I am referring to the tragic death of Sean Bell. (Read the story here.)

A recent Democracy Now episode featured video surveillance from the AirTrain station half a block away from the incident. One must watch the link to fully grasp the new layer of madness added onto the tragedy.

The closing scene of Bobby has played in my mind numberless times since I first felt its impact. A specific excerpt from the Robert Kennedy speech ("On The Mindless Menace of Violence") streamed throughout the scene serves as the most fitting commentary on Sean's death that I can provide.



"Too often we honor swagger and bluster and wielders of force; too often we excuse those who are willing to build their own lives on the shattered dreams of others. Some Americans who preach non-violence abroad fail to practice it here at home. Some who accuse others of inciting riots have by their own conduct invited them.

Some look for scapegoats, others look for conspiracies, but this much is clear: violence breeds violence, repression brings retaliation, and only a cleansing of our whole society can remove this sickness from our soul.

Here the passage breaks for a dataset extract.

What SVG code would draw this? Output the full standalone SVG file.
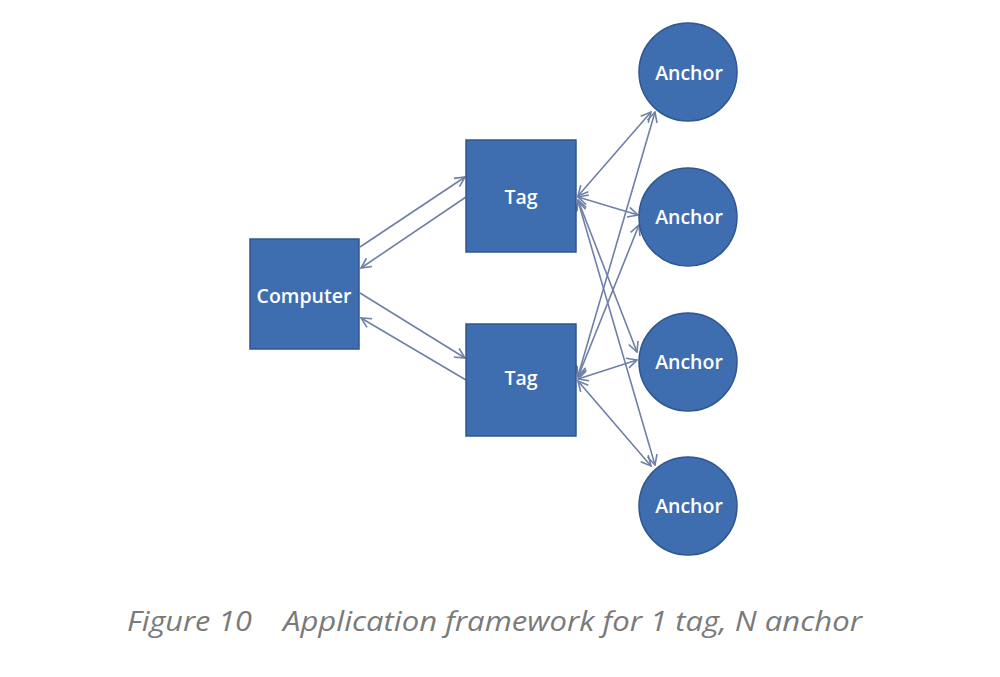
<svg xmlns="http://www.w3.org/2000/svg" width="1000" height="677" viewBox="0 0 1000 677">
<style>
.box{fill:#3e6db0;stroke:#2f5790;stroke-width:1.5}
.lbl{font-family:"Open Sans","DejaVu Sans",sans-serif;font-size:19.5px;font-weight:600;fill:#ffffff;text-anchor:middle}
.conn line{stroke:#6f80a6;stroke-width:1.6;fill:none}
.cap{font-family:"Open Sans","DejaVu Sans",sans-serif;font-style:italic;font-size:27px;fill:#7a7a7a}
</style>
<defs>
<marker id="ah" viewBox="0 0 12 12" refX="11" refY="6" markerWidth="12" markerHeight="12" markerUnits="userSpaceOnUse" orient="auto-start-reverse">
<path d="M1,1 L11,6 L1,11" fill="none" stroke="#6f80a6" stroke-width="1.6"/>
</marker>
</defs>
<rect width="1000" height="677" fill="#ffffff"/>
<g class="conn">
<line x1="360" y1="247" x2="465" y2="177" marker-end="url(#ah)"/>
<line x1="466" y1="197" x2="361" y2="268" marker-end="url(#ah)"/>
<line x1="360" y1="293" x2="465" y2="358" marker-end="url(#ah)"/>
<line x1="466" y1="380" x2="361" y2="318" marker-end="url(#ah)"/>
<line x1="578" y1="196" x2="651" y2="112" marker-start="url(#ah)" marker-end="url(#ah)"/>
<line x1="578" y1="197" x2="638" y2="215" marker-start="url(#ah)" marker-end="url(#ah)"/>
<line x1="578" y1="200" x2="637" y2="352" marker-start="url(#ah)" marker-end="url(#ah)"/>
<line x1="578" y1="201" x2="655" y2="465" marker-start="url(#ah)" marker-end="url(#ah)"/>
<line x1="578" y1="376" x2="655" y2="112" marker-start="url(#ah)" marker-end="url(#ah)"/>
<line x1="578" y1="377" x2="639" y2="225" marker-start="url(#ah)" marker-end="url(#ah)"/>
<line x1="578" y1="379" x2="637" y2="360" marker-start="url(#ah)" marker-end="url(#ah)"/>
<line x1="578" y1="381" x2="651" y2="466" marker-start="url(#ah)" marker-end="url(#ah)"/>
</g>
<g id="computer"><rect class="box" x="250" y="239" width="109" height="110"/><text class="lbl" x="304" y="303">Computer</text></g>
<g id="tag1"><rect class="box" x="466" y="140" width="110" height="112"/><text class="lbl" x="521" y="204">Tag</text></g>
<g id="tag2"><rect class="box" x="466" y="324" width="110" height="112"/><text class="lbl" x="521" y="385">Tag</text></g>
<g id="anchor1"><circle class="box" cx="688" cy="72" r="49"/><text class="lbl" x="689" y="80">Anchor</text></g>
<g id="anchor2"><circle class="box" cx="688" cy="217" r="49"/><text class="lbl" x="689" y="224">Anchor</text></g>
<g id="anchor3"><circle class="box" cx="688" cy="362" r="49"/><text class="lbl" x="689" y="369">Anchor</text></g>
<g id="anchor4"><circle class="box" cx="688" cy="506" r="49"/><text class="lbl" x="689" y="513">Anchor</text></g>
<g id="caption"><text class="cap" x="127" y="631" textLength="125" lengthAdjust="spacingAndGlyphs">Figure 10</text><text class="cap" x="283" y="631" textLength="579" lengthAdjust="spacingAndGlyphs">Application framework for 1 tag, N anchor</text></g>
</svg>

For there is another kind of violence, slower but just as deadly destructive as the shot or the bomb in the night. This is the violence of institutions; indifference and inaction and slow decay. This is the violence that afflicts the poor, that poisons relations between men because their skin has different colors. This is the slow destruction of a child by hunger, and schools without books and homes without heat in the winter.

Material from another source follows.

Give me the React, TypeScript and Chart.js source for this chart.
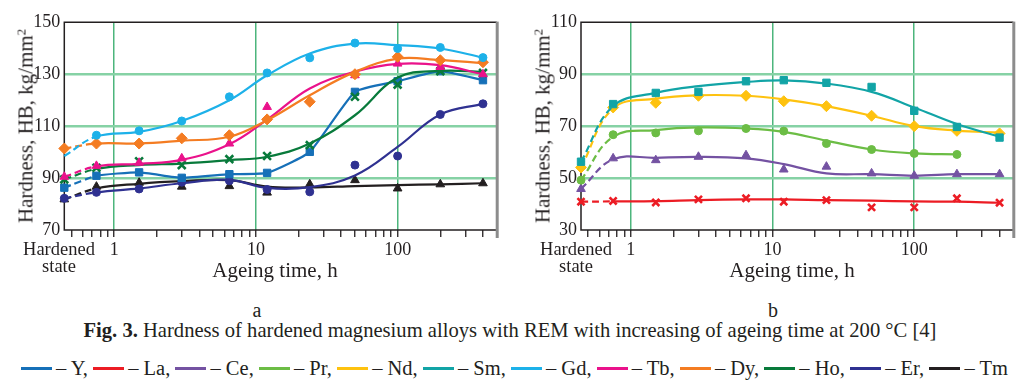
import React, { useEffect, useRef } from "react";
import { Chart, registerables } from "chart.js";

Chart.register(...registerables);

// ---------- data ----------
const HARDENED = 0.445; // position of the "Hardened state" on the log axis
const X_MAX = 500;
const ageingHours = [HARDENED, 0.75, 1.5, 3, 6.5, 12, 24, 50, 100, 200, 400];
const xTickValues = [
  0.5, 0.6, 0.7, 0.8, 0.9, 1, 2, 3, 4, 5, 6, 7, 8, 9, 10, 20, 30, 40, 50, 60, 70, 80, 90, 100, 200, 300, 400, 500,
];
const xLabelledTicks = [1, 10, 100];
const leftYTicks = [70, 90, 110, 130, 150];
const rightYTicks = [30, 50, 70, 90, 110];

// panel a: measured points (marks) and fitted curve (curve)
const yMarks = [86.3, 90.9, 92.2, 90.1, 91.5, 92.0, 100.1, 123.2, 127.3, 131.2, 127.7];
const yCurve = [86.3, 90.9, 92.2, 90.1, 91.5, 92.0, 100.1, 123.2, 127.3, 131.2, 127.7];
const gdMarks = [null, 106.5, 108.2, 112.0, 121.3, 130.5, 136.3, 142.0, 139.9, 140.3, 136.4];
const gdCurve = [98.5, 106.0, 107.8, 112.0, 120.0, 129.6, 138.0, 141.8, 141.2, 139.9, 136.4];
const tbMarks = [90.5, 94.7, 95.9, 97.6, 103.3, 117.4, null, 129.6, 134.1, 132.8, 130.0];
const tbCurve = [90.5, 94.5, 95.5, 97.0, 103.0, 112.5, 124.5, 131.0, 134.0, 133.5, 130.0];
const dyMarks = [101.4, 103.3, 103.3, 105.3, 106.5, 112.6, 119.4, 130.0, 136.7, 135.4, 134.6];
const dyCurve = [101.4, 103.3, 103.3, 104.4, 105.9, 112.3, 121.9, 130.9, 136.0, 135.4, 134.3];
const hoMarks = [89.5, 94.0, 96.5, 95.0, 97.3, 98.5, 102.7, 121.3, 126.0, 131.2, 130.5];
const hoCurve = [89.5, 93.5, 95.0, 95.6, 96.9, 98.2, 103.3, 114.2, 128.7, 131.3, 130.9];
const erMarks = [82.2, 84.5, 85.8, 88.4, 89.0, 85.6, 84.7, 95.0, 98.5, 114.5, 118.6];
const erCurve = [82.2, 84.5, 86.0, 88.0, 89.3, 86.2, 86.5, 91.0, 102.0, 114.5, 118.6];
const tmMarks = [81.8, 86.7, 88.2, 86.7, 86.9, 84.4, 87.6, 89.2, 86.0, 87.6, 88.0];
const tmCurve = [81.8, 86.0, 87.8, 88.8, 89.2, 86.7, 86.4, 86.9, 87.3, 87.6, 88.0];

// panel b
const smMarks = [56.3, 78.5, 82.8, 83.2, 87.3, 87.7, 86.7, 85.1, 75.9, 69.7, 65.6];
const smCurve = [56.3, 77.7, 82.8, 85.4, 87.0, 87.6, 86.4, 83.2, 77.2, 70.8, 65.9];
const ndMarks = [54.1, 77.2, 79.0, 81.7, 81.7, 79.6, 77.7, 74.0, 70.0, 68.2, 67.2];
const ndCurve = [54.1, 76.8, 80.6, 81.9, 81.7, 80.3, 77.7, 74.0, 70.0, 68.3, 67.5];
const prMarks = [49.2, 66.7, 67.4, 68.2, 69.1, 68.1, 63.3, 61.0, 59.5, 59.1, null];
const prCurve = [49.2, 65.9, 68.5, 69.5, 69.1, 67.8, 64.4, 61.0, 59.5, 59.1, null];
const ceMarks = [45.8, 57.6, 56.9, 58.2, 58.8, 53.3, 54.4, 51.8, 50.9, 51.5, 51.5];
const ceCurve = [45.8, 57.2, 57.8, 58.2, 57.6, 55.4, 51.8, 51.5, 50.9, 51.5, 51.5];
const laMarks = [40.9, 41.2, 40.6, 41.8, 42.2, 40.9, 41.5, 38.7, 38.7, 42.2, 40.5];
const laCurve = [40.9, 41.0, 41.1, 41.5, 41.8, 41.8, 41.5, 41.3, 41.0, 40.9, 40.5];

const legendNames = ["Y", "La", "Ce", "Pr", "Nd", "Sm", "Gd", "Tb", "Dy", "Ho", "Er", "Tm"];
const COLORS: Record<string, string> = {
  Y: "#1670b8",
  La: "#ec1c24",
  Ce: "#7452a2",
  Pr: "#6cbd45",
  Nd: "#fec20f",
  Sm: "#12a4a6",
  Gd: "#1db1e9",
  Tb: "#ea128b",
  Dy: "#f47c22",
  Ho: "#087a3b",
  Er: "#2f3191",
  Tm: "#231f20",
};

const FONT = "'Liberation Serif', 'Times New Roman', serif";

type Series = {
  name: string;
  marks: (number | null)[];
  curve: (number | null)[];
  style: string;
  radius: number;
  tension?: number;
};

const seriesA: Series[] = [
  { name: "Tm", marks: tmMarks, curve: tmCurve, style: "triangle", radius: 5 },
  { name: "Er", marks: erMarks, curve: erCurve, style: "circle", radius: 4 },
  { name: "Y", marks: yMarks, curve: yCurve, style: "rect", radius: 5.2, tension: 0.15 },
  { name: "Ho", marks: hoMarks, curve: hoCurve, style: "crossRot", radius: 5.5 },
  { name: "Tb", marks: tbMarks, curve: tbCurve, style: "triangle", radius: 5 },
  { name: "Dy", marks: dyMarks, curve: dyCurve, style: "rectRot", radius: 5.5 },
  { name: "Gd", marks: gdMarks, curve: gdCurve, style: "circle", radius: 4 },
];
const seriesB: Series[] = [
  { name: "La", marks: laMarks, curve: laCurve, style: "crossRot", radius: 5 },
  { name: "Ce", marks: ceMarks, curve: ceCurve, style: "triangle", radius: 5 },
  { name: "Pr", marks: prMarks, curve: prCurve, style: "circle", radius: 4 },
  { name: "Nd", marks: ndMarks, curve: ndCurve, style: "rectRot", radius: 5.5 },
  { name: "Sm", marks: smMarks, curve: smCurve, style: "rect", radius: 5.2 },
];

const framePlugin = {
  id: "frame",
  beforeDatasetsDraw(chart: any) {
    const { ctx, chartArea } = chart;
    const { left, right, top, bottom } = chartArea;
    ctx.save();
    ctx.strokeStyle = "#231f20";
    ctx.lineWidth = 1.5;
    ctx.beginPath();
    ctx.moveTo(right, top);
    ctx.lineTo(left, top);
    ctx.lineTo(left, bottom);
    ctx.lineTo(right, bottom);
    ctx.stroke();
    ctx.strokeStyle = "#8c8c8c";
    ctx.lineWidth = 3;
    ctx.beginPath();
    ctx.moveTo(right + 0.5, top - 0.7);
    ctx.lineTo(right + 0.5, bottom + 8);
    ctx.stroke();
    ctx.restore();
  },
};

function buildChart(
  canvas: HTMLCanvasElement,
  series: Series[],
  yTicks: number[],
  yAxisWidth: number,
  padRight: number
) {
  const yMin = yTicks[0];
  const yMax = yTicks[yTicks.length - 1];
  const datasets: any[] = [];
  series.forEach((s) => {
    const color = COLORS[s.name];
    datasets.push({
      label: s.name + " points",
      data: ageingHours.map((x, i) => ({ x, y: s.marks[i] })),
      showLine: false,
      pointStyle: s.style,
      pointRadius: s.radius,
      pointBackgroundColor: color,
      pointBorderColor: color,
      pointBorderWidth: s.style === "crossRot" ? 2.6 : 1,
      clip: false,
    });
    datasets.push({
      label: s.name,
      data: ageingHours.map((x, i) => ({ x, y: s.curve[i] })),
      borderColor: color,
      borderWidth: 2.2,
      pointRadius: 0,
      tension: s.tension ?? 0.4,
      spanGaps: true,
      fill: false,
      clip: false,
      segment: {
        borderDash: (ctx: any) => (ctx.p0DataIndex === 0 ? [7, 4] : undefined),
      },
    });
  });
  datasets.reverse();

  const tickFont = { family: FONT, size: 18 };
  return new Chart(canvas, {
    type: "line",
    data: { datasets },
    plugins: [framePlugin],
    options: {
      animation: false,
      responsive: false,
      devicePixelRatio: 1,
      events: [],
      layout: { padding: { left: 0, right: padRight, top: 22.3, bottom: 0 } },
      plugins: { legend: { display: false }, tooltip: { enabled: false } },
      scales: {
        x: {
          type: "logarithmic",
          min: HARDENED,
          max: X_MAX,
          afterBuildTicks: (scale: any) => {
            scale.ticks = xTickValues.map((v) => ({ value: v }));
          },
          afterFit: (scale: any) => {
            scale.height = 60;
          },
          border: { display: false },
          grid: {
            color: (ctx: any) =>
              ctx.tick && xLabelledTicks.includes(ctx.tick.value) ? "#4db57c" : "rgba(0,0,0,0)",
            lineWidth: 1.5,
            drawTicks: true,
            tickLength: 7,
            tickColor: "#231f20",
            tickWidth: 1.3,
          },
          ticks: {
            autoSkip: false,
            maxRotation: 0,
            minRotation: 0,
            padding: 2,
            color: "#231f20",
            font: tickFont,
            callback: (v: any) => (xLabelledTicks.includes(Number(v)) ? String(v) : ""),
          },
        },
        y: {
          type: "linear",
          min: yMin,
          max: yMax,
          afterBuildTicks: (scale: any) => {
            scale.ticks = yTicks.map((v) => ({ value: v }));
          },
          afterFit: (scale: any) => {
            scale.width = yAxisWidth;
          },
          border: { display: false },
          grid: {
            color: (ctx: any) =>
              ctx.tick && ctx.tick.value > yMin && ctx.tick.value < yMax ? "#86d2a5" : "rgba(0,0,0,0)",
            lineWidth: 2.6,
            drawTicks: false,
          },
          ticks: { padding: 4, color: "#231f20", font: tickFont },
        },
      },
    },
  } as any);
}

const abs = (s: React.CSSProperties): React.CSSProperties => ({ position: "absolute", ...s });

export default function App() {
  const leftRef = useRef<HTMLCanvasElement>(null);
  const rightRef = useRef<HTMLCanvasElement>(null);

  useEffect(() => {
    const a = buildChart(leftRef.current!, seriesA, leftYTicks, 64.3, 520 - 496.7);
    const b = buildChart(rightRef.current!, seriesB, rightYTicks, 65, 520 - 497.3);
    return () => {
      a.destroy();
      b.destroy();
    };
  }, []);

  const yTitle = (cx: number) => (
    <div
      style={abs({
        left: cx,
        top: 126,
        transform: "translate(-50%, -50%) rotate(-90deg)",
        whiteSpace: "nowrap",
        fontSize: 21,
        lineHeight: "21px",
      })}
    >
      Hardness, HB, kg/mm<sup style={{ fontSize: 13, verticalAlign: "7px", lineHeight: 0 }}>2</sup>
    </div>
  );
  const xTitle = (cx: number) => (
    <div
      style={abs({
        left: cx,
        top: 260.4,
        transform: "translateX(-50%)",
        whiteSpace: "nowrap",
        fontSize: 21,
        lineHeight: "21px",
      })}
    >
      Ageing time, h
    </div>
  );
  const hardened = (cx: number) => (
    <div
      style={abs({
        left: cx,
        top: 241.3,
        transform: "translateX(-50%)",
        textAlign: "center",
        fontSize: 18.5,
        lineHeight: "17px",
        whiteSpace: "nowrap",
      })}
    >
      Hardened
      <br />
      state
    </div>
  );

  return (
    <div
      style={abs({
        left: 0,
        top: 0,
        width: 1036,
        height: 388,
        background: "#fff",
        fontFamily: FONT,
        color: "#231f20",
        overflow: "hidden",
      })}
    >
      <canvas ref={leftRef} width={520} height={290} style={abs({ left: 0, top: 0, width: 520, height: 290 })} />
      <canvas ref={rightRef} width={520} height={290} style={abs({ left: 516, top: 0, width: 520, height: 290 })} />
      {yTitle(26)}
      {yTitle(543)}
      {xTitle(275)}
      {xTitle(792)}
      {hardened(59)}
      {hardened(576)}
      <div style={abs({ left: 257, top: 300, transform: "translateX(-50%)", fontSize: 20, lineHeight: "20px" })}>a</div>
      <div style={abs({ left: 773, top: 300, transform: "translateX(-50%)", fontSize: 20, lineHeight: "20px" })}>b</div>
      <div
        style={abs({
          left: 510,
          top: 320,
          transform: "translateX(-50%)",
          whiteSpace: "nowrap",
          fontSize: 20.6,
          lineHeight: "20px",
        })}
      >
        <b>Fig. 3.</b> Hardness of hardened magnesium alloys with REM with increasing of ageing time at 200 °C [4]
      </div>
      <div
        style={abs({
          left: 21,
          top: 358,
          width: 987,
          display: "flex",
          justifyContent: "space-between",
          alignItems: "center",
          whiteSpace: "nowrap",
          fontSize: 20.5,
          lineHeight: "20px",
        })}
      >
        {legendNames.map((n, i) => (
          <span key={n} style={{ display: "inline-flex", alignItems: "center" }}>
            <span style={{ display: "inline-block", width: 31, height: 3, background: COLORS[n], marginRight: 4 }} />
            <span>
              – {n}
              {i < legendNames.length - 1 ? "," : ""}
            </span>
          </span>
        ))}
      </div>
    </div>
  );
}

This is the breaking of a man's spirit by denying him the chance to stand as a father and as a man among other men. And this too afflicts us all."



Every shot fired by the NYPD officers that fateful night in Jamaica was a shot into the heart of America.

May we arrive at timely answers and serve justice for the sake of Sean Bell, his family, and the country.

Reader Comments
  
Thanks for writing this.
By ashwini Dec 19th 2006 at 10:55 am EST
Sean Bell is the latest in a recent upsurge in police brutality in NYC, which includes the harassment of queer and trans people of color in the West Village Link and ongoing attacks against immigrants in the city. What was great about the protest on December 16th was that people in the city banded together--immigrant communities, people of color communities, working class folks, peace activists, queer folks, and many, many more. Through building this protest, bridges were also built that allowed us to examine the common threads of experiences with brutality. And it will only make us stronger. I'm excited for the organizing possibilities that will come out of this latest mobilization.
Re: Thanks for writing this.
By Superduperficial Dec 20th 2006 at 11:00 am EST
Hope it helps. I can't say I know enough to judge, but from what I've read Sean Bell's death certainly does sound like a tragic, unjustified use of excessive force by the NYPD. It represents the kind of direct action that I actually approve of; the kind that's locally based, meaningful, respectable, and perhaps going to generate results -- the opposite of 10,000 aging hippies yelling that Bush should resign, even if they're both ostensibly from 'the Left'.
Re: Thanks for writing this.
By Superduperficial Dec 20th 2006 at 11:01 am EST
Ack - when you insert new lines into your comment, it makes your pronouns go crazy. The "it" I was referring to, the "kind of direct action I approve of", was the idea of peacefully but resolutely protesting against police brutality - not the NYPD's actions.